NORTH SALEM– As principal of North Salem Elementary School, Brenda Coley doesn’t normally answer the phone at the front desk, but somebody has to since the secretary is out sick.
The school’s secretary hasn’t been the only one out sick. About 30 percent of students were also absent by the end of the day Wednesday.
“Flu, headaches, fever, stomach aches, nausea,” said Coley, as she described the symptoms that have been sending students to the nurse’s office since last Monday.
Just as this flu season appears to be slowing down across Indiana, it’s hitting North Salem Elementary School hard. Wednesday’s 30 percent absence rate was 10 times the school’s normal 3 percent absentee rate.
Coley said Northwest Hendricks Schools discussed the possibility of closing the elementary school for a few days, but the State Department of Education recommended staying open since staff levels were still at full strength.
“So instruction is continuing to go on and the teachers are adapting and the students are doing a great job,” Coley said.
There is no statewide, uniform threshold for triggering a school shutdown based on absentee rates. Those decisions are left to local school officials.

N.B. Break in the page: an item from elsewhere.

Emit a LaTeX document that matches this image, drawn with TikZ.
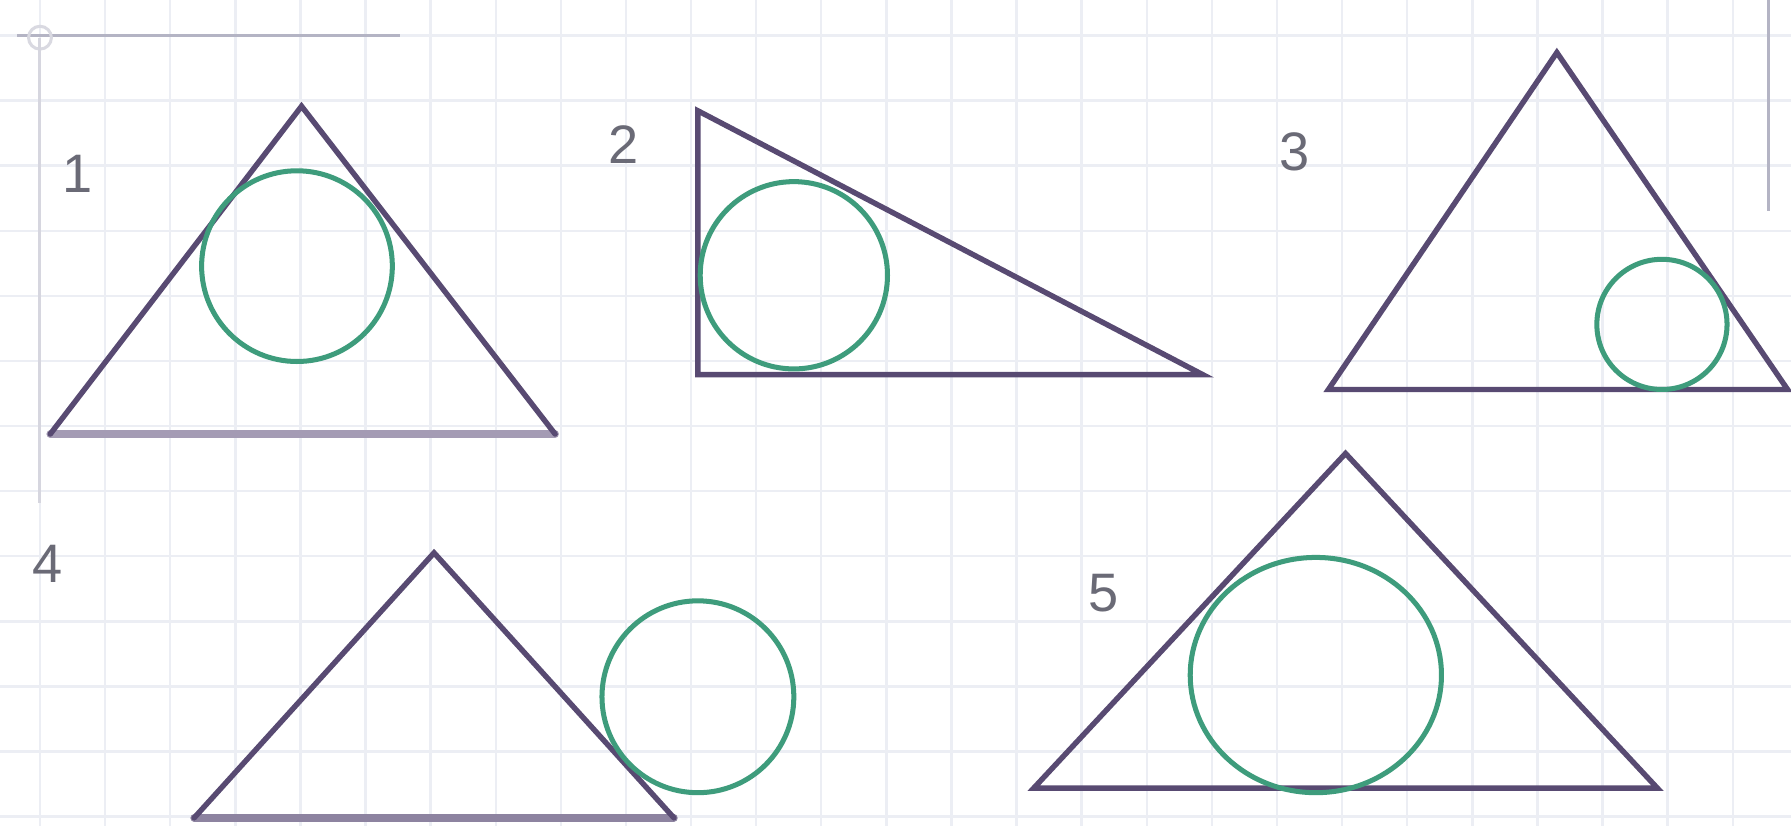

So, teachers and staff are urging their remaining students to wash their hands several times during the day. They’re also cleaning and disinfecting desks, chairs, door handles, pencil sharpeners and anything else children handle. The custodial staff is stepping up efforts to use bleach in bathrooms and the cafeteria.

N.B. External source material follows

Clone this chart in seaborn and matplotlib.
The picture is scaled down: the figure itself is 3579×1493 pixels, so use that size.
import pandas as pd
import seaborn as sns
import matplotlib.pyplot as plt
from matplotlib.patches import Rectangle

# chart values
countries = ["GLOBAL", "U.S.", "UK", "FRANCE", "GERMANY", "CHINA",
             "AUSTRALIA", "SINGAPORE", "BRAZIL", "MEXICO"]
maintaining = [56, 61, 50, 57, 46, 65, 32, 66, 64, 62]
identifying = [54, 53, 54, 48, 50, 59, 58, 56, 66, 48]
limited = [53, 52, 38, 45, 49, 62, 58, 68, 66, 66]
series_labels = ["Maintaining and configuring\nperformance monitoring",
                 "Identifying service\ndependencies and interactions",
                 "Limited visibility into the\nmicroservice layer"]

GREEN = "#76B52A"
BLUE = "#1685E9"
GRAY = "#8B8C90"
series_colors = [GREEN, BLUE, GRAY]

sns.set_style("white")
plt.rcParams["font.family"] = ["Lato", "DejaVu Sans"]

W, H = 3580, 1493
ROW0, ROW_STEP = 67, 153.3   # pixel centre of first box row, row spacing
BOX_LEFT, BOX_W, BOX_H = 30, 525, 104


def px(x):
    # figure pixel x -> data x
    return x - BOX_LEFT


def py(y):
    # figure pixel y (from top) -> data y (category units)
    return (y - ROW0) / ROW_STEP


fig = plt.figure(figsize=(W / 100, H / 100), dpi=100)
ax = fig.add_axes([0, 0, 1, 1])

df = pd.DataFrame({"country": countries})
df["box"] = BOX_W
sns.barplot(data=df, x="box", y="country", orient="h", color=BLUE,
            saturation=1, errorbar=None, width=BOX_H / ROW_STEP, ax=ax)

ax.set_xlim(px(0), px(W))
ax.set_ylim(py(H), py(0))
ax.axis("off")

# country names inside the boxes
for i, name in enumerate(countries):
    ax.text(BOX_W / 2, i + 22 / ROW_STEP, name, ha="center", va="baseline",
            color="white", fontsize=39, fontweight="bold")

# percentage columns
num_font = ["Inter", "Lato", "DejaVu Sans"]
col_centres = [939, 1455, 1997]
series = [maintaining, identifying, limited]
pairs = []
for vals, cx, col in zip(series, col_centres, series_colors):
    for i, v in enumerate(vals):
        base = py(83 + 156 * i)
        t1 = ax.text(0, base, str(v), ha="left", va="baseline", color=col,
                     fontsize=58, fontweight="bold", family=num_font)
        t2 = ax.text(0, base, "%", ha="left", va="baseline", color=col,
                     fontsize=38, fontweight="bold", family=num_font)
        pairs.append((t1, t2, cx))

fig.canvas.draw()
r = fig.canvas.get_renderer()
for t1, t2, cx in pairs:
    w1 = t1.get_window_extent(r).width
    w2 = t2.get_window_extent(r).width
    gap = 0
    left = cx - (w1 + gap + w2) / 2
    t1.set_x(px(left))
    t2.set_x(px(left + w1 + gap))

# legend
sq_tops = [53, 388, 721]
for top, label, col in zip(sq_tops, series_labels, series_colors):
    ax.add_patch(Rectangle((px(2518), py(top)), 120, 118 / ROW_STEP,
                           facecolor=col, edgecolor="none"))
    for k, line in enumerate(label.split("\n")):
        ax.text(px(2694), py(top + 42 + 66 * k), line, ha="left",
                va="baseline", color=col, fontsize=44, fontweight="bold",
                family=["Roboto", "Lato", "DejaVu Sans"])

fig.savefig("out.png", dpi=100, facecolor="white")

Such an unusually high absentee rate appears to be isolated. Nearby Pittsboro reported normal attendance rates. Indianapolis Public Schools, Muncie Schools and several other large districts told Fox59 they were seeing normal numbers this week. The sickness seems to be persistent at New Salem this season.
Jennifer Mercado walked into the school to pick up her son Jordan Wednesday afternoon.

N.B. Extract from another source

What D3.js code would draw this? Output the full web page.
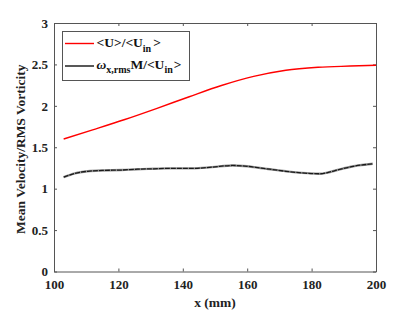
<!DOCTYPE html>
<html>
<head>
<meta charset="utf-8">
<script src="https://cdn.jsdelivr.net/npm/d3@7"></script>
<style>
body { margin: 0; background: #fff; }
svg text { font-family: "Times New Roman", "Liberation Serif", "DejaVu Serif", serif; font-weight: bold; }
</style>
</head>
<body>
<div id="chart"></div>
<script>
var width = 415;
var height = 312;

// mean velocity <U>/<Uin>
var velX = [103, 112, 122, 132, 142, 152, 162, 172, 182, 192, 200];
var velY = [1.60, 1.71, 1.835, 1.97, 2.11, 2.245, 2.355, 2.43, 2.465, 2.48, 2.49];

// rms vorticity
var vortX = [103, 106.5, 110.5, 115, 121, 126, 131, 136, 143, 149, 155.5, 160, 164, 167, 172, 177, 182.5, 185, 188, 193, 199];
var vortY = [1.14, 1.185, 1.21, 1.22, 1.225, 1.235, 1.24, 1.245, 1.245, 1.26, 1.28, 1.27, 1.25, 1.235, 1.21, 1.19, 1.18, 1.195, 1.225, 1.27, 1.30];

var xTicks = [100, 120, 140, 160, 180, 200];
var yTicks = [0, 0.5, 1, 1.5, 2, 2.5, 3];

var margin = {left: 54, right: 39, top: 23, bottom: 40};

var svg = d3.select("#chart").append("svg")
    .attr("width", width)
    .attr("height", height);

var x = d3.scaleLinear().domain([100, 200]).range([margin.left, width - margin.right]);
var y = d3.scaleLinear().domain([0, 3]).range([height - margin.bottom - 0.5, margin.top]);

var axisColor = "#555";
var serif = "'Times New Roman', 'Liberation Serif', 'DejaVu Serif', serif";

// box with inward ticks on all sides
var gx = svg.append("g").attr("transform", "translate(0," + y(0) + ")")
    .call(d3.axisBottom(x).tickValues(xTicks).tickSizeInner(-3).tickSizeOuter(0).tickPadding(8));
var gxt = svg.append("g").attr("transform", "translate(0," + y(3) + ")")
    .call(d3.axisTop(x).tickValues(xTicks).tickSizeInner(-3).tickSizeOuter(0).tickFormat(""));
var gy = svg.append("g").attr("transform", "translate(" + x(100) + ",0)")
    .call(d3.axisLeft(y).tickValues(yTicks).tickSizeInner(-3).tickSizeOuter(0).tickPadding(6).tickFormat(d3.format("")));
var gyr = svg.append("g").attr("transform", "translate(" + x(200) + ",0)")
    .call(d3.axisRight(y).tickValues(yTicks).tickSizeInner(-3).tickSizeOuter(0).tickFormat(""));

[gx, gxt, gy, gyr].forEach(function(g){
    g.attr("font-family", serif);
    g.selectAll("path").attr("stroke", axisColor);
    g.selectAll("line").attr("stroke", axisColor);
    g.selectAll("text").attr("fill", "#222").style("font-size", "13px")
        .style("font-family", serif).style("font-weight", "bold");
});

// axis titles
svg.append("text")
    .attr("x", (x(100) + x(200)) / 2)
    .attr("y", 307)
    .attr("text-anchor", "middle")
    .style("font-size", "13.5px")
    .style("font-family", serif)
    .attr("fill", "#222")
    .text("x (mm)");

svg.append("text")
    .attr("transform", "translate(25," + ((y(0) + y(3)) / 2 + 2) + ") rotate(-90)")
    .attr("text-anchor", "middle")
    .style("font-size", "13.5px")
    .style("font-family", serif)
    .attr("fill", "#222")
    .text("Mean Velocity/RMS Vorticity");

// lines
var line = d3.line()
    .x(function(d){ return x(d[0]); })
    .y(function(d){ return y(d[1]); })
    .curve(d3.curveMonotoneX);

var velData = velX.map(function(v, i){ return [v, velY[i]]; });
var vortData = vortX.map(function(v, i){ return [v, vortY[i]]; });

svg.append("path")
    .attr("d", line(vortData))
    .attr("fill", "none")
    .attr("stroke", "#999")
    .attr("stroke-width", 2.4);
svg.append("path")
    .attr("d", line(vortData))
    .attr("fill", "none")
    .attr("stroke", "#1a1a1a")
    .attr("stroke-width", 1.3)
    .attr("stroke-dasharray", "5,1");

svg.append("path")
    .attr("d", line(velData))
    .attr("fill", "none")
    .attr("stroke", "#ff0000")
    .attr("stroke-width", 1.4);

// legend
var lg = svg.append("g");
lg.append("rect")
    .attr("x", 62.5).attr("y", 31.5)
    .attr("width", 127).attr("height", 49)
    .attr("fill", "#fff")
    .attr("stroke", axisColor)
    .attr("stroke-width", 1);

lg.append("line").attr("x1", 65).attr("x2", 94).attr("y1", 43.5).attr("y2", 43.5)
    .attr("stroke", "#ff0000").attr("stroke-width", 1.4);
lg.append("line").attr("x1", 65).attr("x2", 94).attr("y1", 66).attr("y2", 66)
    .attr("stroke", "#111").attr("stroke-width", 1.4);

var t1 = lg.append("text").attr("x", 96.5).attr("y", 47).style("font-size", "13.5px").style("font-family", serif).attr("fill", "#111");
t1.append("tspan").text("<U>/<U");
t1.append("tspan").attr("dy", 5).style("font-size", "10px").text("in");
t1.append("tspan").attr("dy", -5).attr("dx", 2).text(">");

var t2 = lg.append("text").attr("x", 96.5).attr("y", 69).style("font-size", "13.5px").style("font-family", serif).attr("fill", "#111");
t2.append("tspan").style("font-style", "italic").text("\u03c9");
t2.append("tspan").attr("dy", 4).style("font-size", "10px").text("x,rms");
t2.append("tspan").attr("dy", -4).text("M/<U");
t2.append("tspan").attr("dy", 4).style("font-size", "10px").text("in");
t2.append("tspan").attr("dy", -4).attr("dx", 1).text(">");
</script>
</body>
</html>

“I was at work and they called me, said my kid was sick so I’m just coming to get him,” Mercado said.
Mercado told Fox59 her son is normally healthy, but this is the third time he’s been sick this season.
Officials at North Salem said students and staff are doing a good job of working through the rough season, but there is concern that the school could lose its four star status because of the high absentee rates.
And I-STEP testing is only about three weeks away.
“There is a concern about the students being healthy and being able to properly take the test,” Coley said. “And being in good mental capacity to be able to take the test as well.”